The Routledge Handbook of Epistemic Injustice by Ian James Kidd (Editor)
In the era of information and communication, issues of misinformation and miscommunication are more pressing than ever. Epistemic injustice – one of the most important and ground-breaking subjects to have emerged in philosophy in recent years – refers to those forms of unfair treatment that relate to issues of knowledge, understanding, and participation in communicative practices.
The Routledge Handbook of Epistemic Injustice is an outstanding reference source to the key topics, problems and debates in this exciting subject. The first collection of its kind, it comprises over thirty chapters by a team of international contributors, divided into five parts:
- Core Concepts
- Liberatory Epistemologies and Axes of Oppression
- Schools of Thought and Subfields within Epistemology
- Socio-political, Ethical, and Psychological Dimensions of Knowing
- Case Studies of Epistemic Injustice.
As well as fundamental topics such as testimonial and hermeneutic injustice and epistemic trust, the Handbook includes chapters on important issues such as social and virtue epistemology, objectivity and objectification, implicit bias, and gender and race.
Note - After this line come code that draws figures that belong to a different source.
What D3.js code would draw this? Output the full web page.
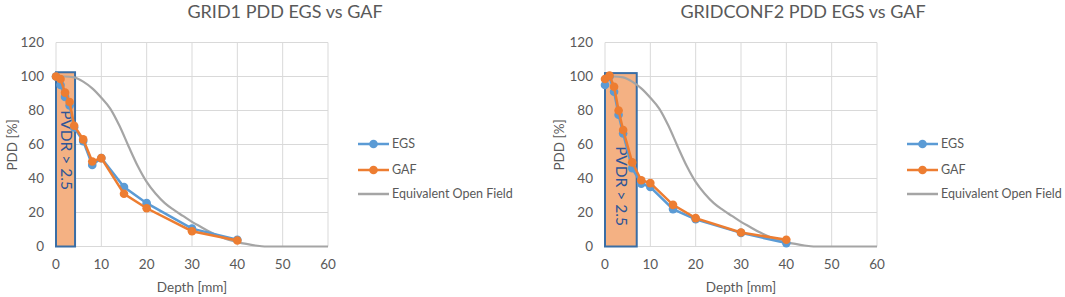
<!DOCTYPE html>
<html><head><meta charset="utf-8">
<script src="https://cdn.jsdelivr.net/npm/d3@7"></script>
<style>body{margin:0;background:#fff}svg{display:block}text{font-family:Lato,"Open Sans",sans-serif;fill:#595959}</style>
</head><body>
<svg id="c" width="1065" height="297"></svg>
<script>
const xTicks = [0,10,20,30,40,50,60];
const yTicks = [0,20,40,60,80,100,120];
const seriesNames = ["EGS","GAF","Equivalent Open Field"];

const depth1 = [0,1,2,3,4,6,8,10,15,20,30,40];
const egs1   = [100,95,88,83,70,62,48,52,35,25.5,10.5,4];
const gaf1   = [100,98.5,90.5,85,71,63,50,52,31,22.5,9,3.5];

const depth2 = [0,1,2,3,4,6,8,10,15,20,30,40];
const egs2   = [95,100,91,77.5,66.5,46,37,35,22,16,8,2];
const gaf2   = [98.5,100.5,94,80,68.5,49.5,39,37.3,24.5,16.7,8.2,4];

const openDepth = [0,2,4,6,8,10,12,14,16,18,20,22,24,26,28,30,32,34,36,38,40,42,44,46,48,50,52,54,56,58,60];
const openPDD   = [100,100,99.5,97,93,87.5,81,71,59,47.5,38,31,25.5,21.5,18,14.5,11.5,8.5,6,4,2.6,1.5,0.6,0,0,0,0,0,0,0,0];

const titles = ["GRID1 PDD EGS vs GAF","GRIDCONF2 PDD EGS vs GAF"];
const pvdrWidth = [4.2, 7];
const pvdrTop = [102.5, 102];

const svg = d3.select("#c");
const colors = {egs:"#5B9BD5", gaf:"#ED7D31", open:"#A5A5A5"};

function drawChart(cfg){
  const g = svg.append("g");
  const x = d3.scaleLinear().domain([0,60]).range([cfg.x0, cfg.x1]);
  const y = d3.scaleLinear().domain([0,120]).range([246.5, 42.5]);
  g.selectAll(".gy").data(yTicks).join("line")
    .attr("x1",x(0)).attr("x2",x(60)).attr("y1",d=>y(d)).attr("y2",d=>y(d))
    .attr("stroke","#d9d9d9").attr("stroke-width",1);
  g.selectAll(".gx").data(xTicks).join("line")
    .attr("y1",y(0)).attr("y2",y(120)).attr("x1",d=>x(d)).attr("x2",d=>x(d))
    .attr("stroke","#d9d9d9").attr("stroke-width",1);
  g.selectAll(".yl").data(yTicks).join("text")
    .attr("x",x(0)-12).attr("y",d=>y(d)).attr("dy","0.35em")
    .attr("text-anchor","end").attr("font-size",13.5).text(d=>d);
  g.selectAll(".xl").data(xTicks).join("text")
    .attr("x",d=>x(d)).attr("y",264.5).attr("dy","0.35em")
    .attr("text-anchor","middle").attr("font-size",13.5).text(d=>d);
  g.append("text").attr("x",(x(0)+x(60))/2).attr("y",287).attr("dy","0.35em")
    .attr("text-anchor","middle").attr("font-size",13.5).text("Depth [mm]");
  g.append("text").attr("transform",`translate(${cfg.yLabX},145) rotate(-90)`)
    .attr("dy","0.35em").attr("text-anchor","middle").attr("font-size",13.5).text("PDD [%]");
  g.append("text").attr("x",cfg.titleX).attr("y",12).attr("dy","0.35em")
    .attr("text-anchor","middle").attr("font-size",18).text(cfg.title);
  g.append("rect").attr("x",x(0)).attr("y",y(cfg.boxTop))
    .attr("width",x(cfg.boxW)-x(0)).attr("height",y(0)-y(cfg.boxTop))
    .attr("fill","#F4B183").attr("stroke","#3A6EA5").attr("stroke-width",2);
  g.append("text").attr("transform",`translate(${cfg.pvdrX},${cfg.pvdrY}) rotate(90)`)
    .attr("dy","0.35em").attr("text-anchor","middle").attr("font-size",15.5)
    .style("fill","#2F5597").text("PVDR > 2.5");
  const open = openDepth.map((d,i)=>[d,openPDD[i]]);
  g.append("path").datum(open).attr("fill","none").attr("stroke",colors.open).attr("stroke-width",2.2)
    .attr("d",d3.line().x(d=>x(d[0])).y(d=>y(d[1])).curve(d3.curveMonotoneX));
  const line = d3.line().x(d=>x(d[0])).y(d=>y(d[1]));
  [[cfg.egs,colors.egs],[cfg.gaf,colors.gaf]].forEach(([vals,col])=>{
    const pts = cfg.depth.map((d,i)=>[d,vals[i]]);
    g.append("path").datum(pts).attr("fill","none").attr("stroke",col).attr("stroke-width",2.5).attr("d",line);
    g.selectAll(null).data(pts).join("circle").attr("cx",d=>x(d[0])).attr("cy",d=>y(d[1]))
      .attr("r",4.3).attr("fill",col);
  });
  const lg = g.append("g");
  const ly = [144,170,194];
  const lc = [colors.egs,colors.gaf,colors.open];
  seriesNames.forEach((n,i)=>{
    lg.append("line").attr("x1",cfg.legX).attr("x2",cfg.legX+31).attr("y1",ly[i]).attr("y2",ly[i])
      .attr("stroke",lc[i]).attr("stroke-width",2.5);
    if(i<2) lg.append("circle").attr("cx",cfg.legX+15.5).attr("cy",ly[i]).attr("r",4.3).attr("fill",lc[i]);
    lg.append("text").attr("x",cfg.legX+34).attr("y",ly[i]).attr("dy","0.35em").attr("font-size",12.5).text(n);
  });
}

drawChart({x0:56,x1:328,yLabX:12,title:titles[0],titleX:285,boxW:pvdrWidth[0],boxTop:pvdrTop[0],
  pvdrX:66,pvdrY:150,depth:depth1,egs:egs1,gaf:gaf1,legX:358});
drawChart({x0:605,x1:877,yLabX:559,title:titles[1],titleX:803,boxW:pvdrWidth[1],boxTop:pvdrTop[1],
  pvdrX:621,pvdrY:186,depth:depth2,egs:egs2,gaf:gaf2,legX:907});
</script>
</body></html>
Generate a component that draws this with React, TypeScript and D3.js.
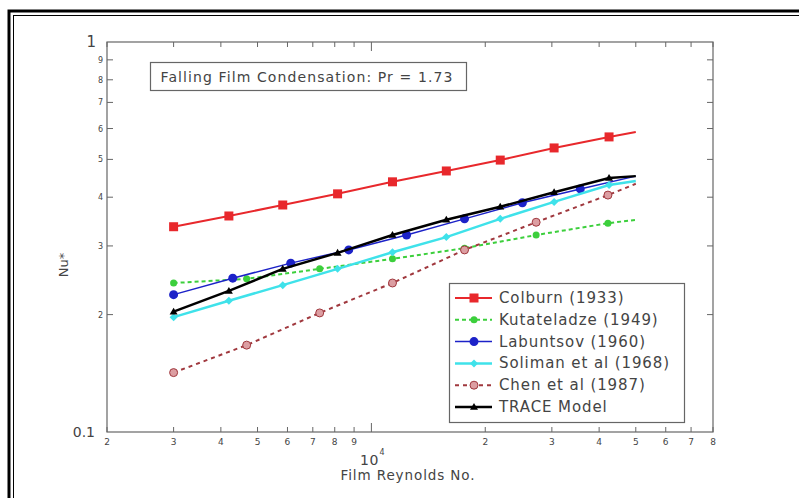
import React from "react";
import { scaleLog, line } from "d3";

// Film Reynolds number (x) and Nu* (y), per series
const colburnRe = [3000, 4200, 5830, 8140, 11370, 15780, 21910, 30410, 42490, 50000];
const colburnNu = [0.336, 0.358, 0.382, 0.408, 0.438, 0.467, 0.498, 0.535, 0.571, 0.588];

const kutateladzeRe = [3000, 4680, 7300, 11370, 17630, 27260, 42200, 50000];
const kutateladzeNu = [0.241, 0.247, 0.262, 0.278, 0.296, 0.32, 0.343, 0.35];

const labuntsovRe = [3000, 4300, 6120, 8710, 12390, 17630, 25070, 35660, 50000];
const labuntsovNu = [0.225, 0.248, 0.271, 0.293, 0.32, 0.352, 0.387, 0.42, 0.453];

const solimanRe = [3000, 4200, 5830, 8140, 11370, 15780, 21910, 30410, 42490, 50000];
const solimanNu = [0.197, 0.217, 0.238, 0.262, 0.289, 0.316, 0.352, 0.389, 0.43, 0.44];

const chenRe = [3000, 4680, 7300, 11370, 17630, 27260, 42200, 50000];
const chenNu = [0.142, 0.167, 0.202, 0.241, 0.293, 0.345, 0.405, 0.433];

const traceRe = [3000, 4200, 5830, 8140, 11370, 15780, 21910, 30410, 42490, 50000];
const traceNu = [0.2035, 0.23, 0.262, 0.288, 0.32, 0.35, 0.378, 0.412, 0.448, 0.453];

const seriesNames = [
  "Colburn (1933)",
  "Kutateladze (1949)",
  "Labuntsov (1960)",
  "Soliman et al (1968)",
  "Chen et al (1987)",
  "TRACE Model",
];

const xMinorTicks = [2000, 3000, 4000, 5000, 6000, 7000, 8000, 9000, 20000, 30000, 40000, 50000, 60000, 70000, 80000];
const xMinorLabels = ["2", "3", "4", "5", "6", "7", "8", "9", "2", "3", "4", "5", "6", "7", "8"];
const yMinorTicks = [0.2, 0.3, 0.4, 0.5, 0.6, 0.7, 0.8, 0.9];
const yMinorLabels = ["2", "3", "4", "5", "6", "7", "8", "9"];

type Series = {
  name: string;
  re: number[];
  nu: number[];
  color: string;
  markerFill: string;
  width: number;
  dash?: string;
  marker: "square" | "circle" | "diamond" | "triangle";
  size: number;
};

const series: Series[] = [
  { name: seriesNames[0], re: colburnRe, nu: colburnNu, color: "#e8282c", markerFill: "#e8282c", width: 2, marker: "square", size: 9 },
  { name: seriesNames[1], re: kutateladzeRe, nu: kutateladzeNu, color: "#3ccf3c", markerFill: "#3ccf3c", width: 2, dash: "4,3", marker: "circle", size: 7 },
  { name: seriesNames[2], re: labuntsovRe, nu: labuntsovNu, color: "#1c22c8", markerFill: "#1c22c8", width: 1.5, marker: "circle", size: 9 },
  { name: seriesNames[3], re: solimanRe, nu: solimanNu, color: "#3fe2ea", markerFill: "#3fe2ea", width: 2.5, marker: "diamond", size: 8 },
  { name: seriesNames[4], re: chenRe, nu: chenNu, color: "#a0383e", markerFill: "#dc9ea2", width: 2, dash: "4,4", marker: "circle", size: 8 },
  { name: seriesNames[5], re: traceRe, nu: traceNu, color: "#000000", markerFill: "#000000", width: 2.5, marker: "triangle", size: 8 },
];

const FONT = "'DejaVu Sans', Verdana, sans-serif";
const AXIS = "#666";
const TEXT = "#444";

function Marker({ s, x, y }: { s: Series; x: number; y: number }) {
  const h = s.size / 2;
  if (s.marker === "square")
    return <rect x={x - h} y={y - h} width={s.size} height={s.size} fill={s.markerFill} />;
  if (s.marker === "circle")
    return <circle cx={x} cy={y} r={h} fill={s.markerFill} stroke={s.color} strokeWidth={s.markerFill === s.color ? 0 : 1} />;
  if (s.marker === "diamond")
    return <path d={`M${x},${y - h}L${x + h},${y}L${x},${y + h}L${x - h},${y}Z`} fill={s.markerFill} />;
  return <path d={`M${x},${y - h}L${x + h},${y + h * 0.7}L${x - h},${y + h * 0.7}Z`} fill={s.markerFill} />;
}

export default function App() {
  const W = 799;
  const H = 498;
  const x = scaleLog().domain([2000, 80000]).range([107, 713]);
  const y = scaleLog().domain([0.1, 1]).range([432, 42]);
  const [x0, x1] = x.range();
  const [y0, y1] = y.range();

  const lineGen = line<[number, number]>()
    .x((d) => x(d[0]))
    .y((d) => y(d[1]));

  const legendX = 449;
  const legendY = 283;

  return (
    <svg width={W} height={H} style={{ position: "absolute", left: 0, top: 0, background: "#fff" }}>
      {/* double frame */}
      <rect x={9} y={11} width={900} height={600} fill="none" stroke="#000" strokeWidth={3} />
      <rect x={13.5} y={15.5} width={900} height={600} fill="none" stroke="#000" strokeWidth={1} />

      {/* axes box */}
      <rect x={x0} y={y1} width={x1 - x0} height={y0 - y1} fill="none" stroke={AXIS} strokeWidth={1.2} />

      {/* x ticks */}
      {xMinorTicks.map((t, i) => (
        <g key={"xt" + i}>
          <line x1={x(t)} x2={x(t)} y1={y0} y2={y0 - 5} stroke={AXIS} />
          <line x1={x(t)} x2={x(t)} y1={y1} y2={y1 + 5} stroke={AXIS} />
          <text x={x(t)} y={y0 + 13} fontSize={9} fontFamily={FONT} fill={TEXT} textAnchor="middle">
            {xMinorLabels[i]}
          </text>
        </g>
      ))}
      <line x1={x(10000)} x2={x(10000)} y1={y0} y2={y0 - 9} stroke={AXIS} />
      <line x1={x(10000)} x2={x(10000)} y1={y1} y2={y1 + 9} stroke={AXIS} />
      <text x={x(10000) - 2} y={y0 + 33} fontSize={14} fontFamily={FONT} fill={TEXT} textAnchor="middle" letterSpacing={0.5}>
        10
      </text>
      <text x={x(10000) + 8} y={y0 + 23} fontSize={8} fontFamily={FONT} fill={TEXT}>
        4
      </text>
      <text x={408} y={y0 + 48} fontSize={13.5} fontFamily={FONT} fill={TEXT} textAnchor="middle" letterSpacing={0.9}>
        Film Reynolds No.
      </text>

      {/* y ticks */}
      {yMinorTicks.map((t, i) => (
        <g key={"yt" + i}>
          <line x1={x0} x2={x0 + 6} y1={y(t)} y2={y(t)} stroke={AXIS} />
          <line x1={x1} x2={x1 - 6} y1={y(t)} y2={y(t)} stroke={AXIS} />
          <text x={x0 - 4} y={y(t) + 3} fontSize={8} fontFamily={FONT} fill={TEXT} textAnchor="end">
            {yMinorLabels[i]}
          </text>
        </g>
      ))}
      <text x={x0 - 11} y={y1 + 5} fontSize={15} fontFamily={FONT} fill={TEXT} textAnchor="end">
        1
      </text>
      <text x={x0 - 12} y={y0 + 5} fontSize={14} fontFamily={FONT} fill={TEXT} textAnchor="end">
        0.1
      </text>
      <text
        transform={`translate(${x0 - 39},${(y0 + y1) / 2 + 28}) rotate(-90)`}
        fontSize={13}
        fontFamily={FONT}
        fill={TEXT}
        textAnchor="middle"
      >
        Nu*
      </text>

      {/* title box */}
      <rect x={150.5} y={62.5} width={316} height={28} fill="#fff" stroke={AXIS} strokeWidth={1.2} />
      <text x={307} y={81.5} fontSize={14} fontFamily={FONT} fill={TEXT} textAnchor="middle" letterSpacing={1.1}>
        Falling Film Condensation: Pr = 1.73
      </text>

      {/* series */}
      {series.map((s) => {
        const pts = s.re.map((r, i) => [r, s.nu[i]] as [number, number]);
        return (
          <g key={s.name}>
            <path d={lineGen(pts) || ""} fill="none" stroke={s.color} strokeWidth={s.width} strokeDasharray={s.dash} />
            {pts.slice(0, -1).map((p, i) => (
              <Marker key={i} s={s} x={x(p[0])} y={y(p[1])} />
            ))}
          </g>
        );
      })}

      {/* legend */}
      <rect x={legendX + 0.5} y={legendY + 0.5} width={235} height={139} fill="#fff" stroke={AXIS} strokeWidth={1.2} />
      {series.map((s, i) => {
        const ly = legendY + 15 + i * 21.8;
        return (
          <g key={"lg" + i}>
            <line x1={legendX + 6} x2={legendX + 43} y1={ly} y2={ly} stroke={s.color} strokeWidth={s.width} strokeDasharray={s.dash} />
            <Marker s={s} x={legendX + 25} y={ly} />
            <text x={legendX + 50} y={ly + 5} fontSize={15} fontFamily={FONT} fill={TEXT} letterSpacing={0.9}>
              {s.name}
            </text>
          </g>
        );
      })}
    </svg>
  );
}
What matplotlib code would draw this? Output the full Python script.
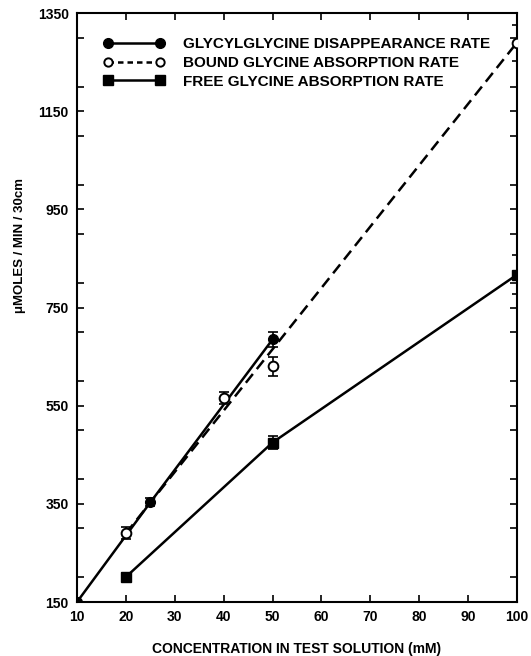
import matplotlib
matplotlib.use("Agg")
import matplotlib.pyplot as plt
from matplotlib.ticker import MultipleLocator

plt.rcParams['font.family'] = ['Liberation Sans', 'DejaVu Sans']
plt.rcParams['font.weight'] = 'bold'

# Data
glygly_x = [10, 25, 50]
glygly_y = [150, 353, 685]
glygly_err = [0, 8, 15]

bound_x = [20, 40, 50, 100]
bound_y = [290, 565, 630, 1289]
bound_err = [12, 12, 20, 36]

bound_fit_x = [20, 100]
bound_fit_y = [290, 1290]

free_x = [20, 50, 100]
free_y = [201, 475, 817]
free_err = [8, 14, 40]

x_ticks = [10, 20, 30, 40, 50, 60, 70, 80, 90, 100]
y_ticks = [150, 350, 550, 750, 950, 1150, 1350]

labels = ["GLYCYLGLYCINE DISAPPEARANCE RATE",
          "BOUND GLYCINE ABSORPTION RATE",
          "FREE GLYCINE ABSORPTION RATE"]

fig = plt.figure(figsize=(5.31, 6.56), dpi=100)
ax = fig.add_axes([0.145, 0.0823, 0.9736 - 0.145, 0.980 - 0.0823])

lw = 1.8
# Glycylglycine
ax.errorbar(glygly_x, glygly_y, yerr=glygly_err, fmt='none', ecolor='black',
            elinewidth=1.2, capsize=3.5, capthick=1.2, zorder=4)
ax.plot(glygly_x, glygly_y, '-', color='black', lw=lw, zorder=3)
ax.plot(glygly_x, glygly_y, 'o', color='black', ms=7, zorder=5)

# Bound glycine
ax.plot(bound_fit_x, bound_fit_y, color='black', lw=lw, dashes=(4.5, 2.5), zorder=3)
ax.errorbar(bound_x, bound_y, yerr=bound_err, fmt='none', ecolor='black',
            elinewidth=1.2, capsize=3.5, capthick=1.2, zorder=4)
ax.plot(bound_x, bound_y, 'o', mfc='white', mec='black', mew=1.4, ms=7, zorder=5)

# Free glycine
ax.errorbar(free_x, free_y, yerr=free_err, fmt='none', ecolor='black',
            elinewidth=1.2, capsize=3.5, capthick=1.2, zorder=4)
ax.plot(free_x, free_y, '-', color='black', lw=lw, zorder=3)
ax.plot(free_x, free_y, 's', color='black', ms=7, zorder=5)

# Legend handles
h1, = ax.plot([], [], '-o', color='black', lw=lw, ms=7)
h2, = ax.plot([], [], color='black', lw=lw, dashes=(2.2, 1.6), marker='o',
              mfc='white', mec='black', mew=1.4, ms=6)
h3, = ax.plot([], [], '-s', color='black', lw=lw, ms=6.5)
leg = ax.legend([h1, h2, h3], labels, loc='upper left', bbox_to_anchor=(0.035, 0.977),
                frameon=False, numpoints=2, handlelength=4.0, handletextpad=1.2,
                labelspacing=0.3, borderaxespad=0.3,
                prop={'size': 11, 'weight': 'bold'})

ax.set_xlim(10, 100)
ax.set_ylim(150, 1350)
ax.set_xticks(x_ticks)
ax.set_xticklabels([str(v) for v in x_ticks])
ax.set_yticks(y_ticks)
ax.set_yticklabels([str(v) for v in y_ticks])
ax.yaxis.set_minor_locator(MultipleLocator(100))
ax.tick_params(axis='both', which='both', direction='in', top=True, right=True,
               length=5, width=1.2, labelsize=10, pad=6)
for lab in ax.get_xticklabels() + ax.get_yticklabels():
    lab.set_fontweight('bold')
for s in ax.spines.values():
    s.set_linewidth(1.5)

ax.set_xlabel("CONCENTRATION IN TEST SOLUTION (mM)", fontsize=10, fontweight='bold',
              labelpad=13)
ax.set_ylabel("\u03bcMOLES / MIN / 30cm", fontsize=9.5, fontweight='bold')
ax.yaxis.set_label_coords(-0.115, 0.606)

fig.savefig("out.png", dpi=100)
Also included are chapters on areas in applied ethics and philosophy, such as law, education, and healthcare.
The Routledge Handbook of Epistemic Injustice is essential reading for students and researchers in ethics, epistemology, political philosophy, feminist theory, and philosophy of race. It will also be very useful for those in related fields, such as cultural studies, sociology, education and law.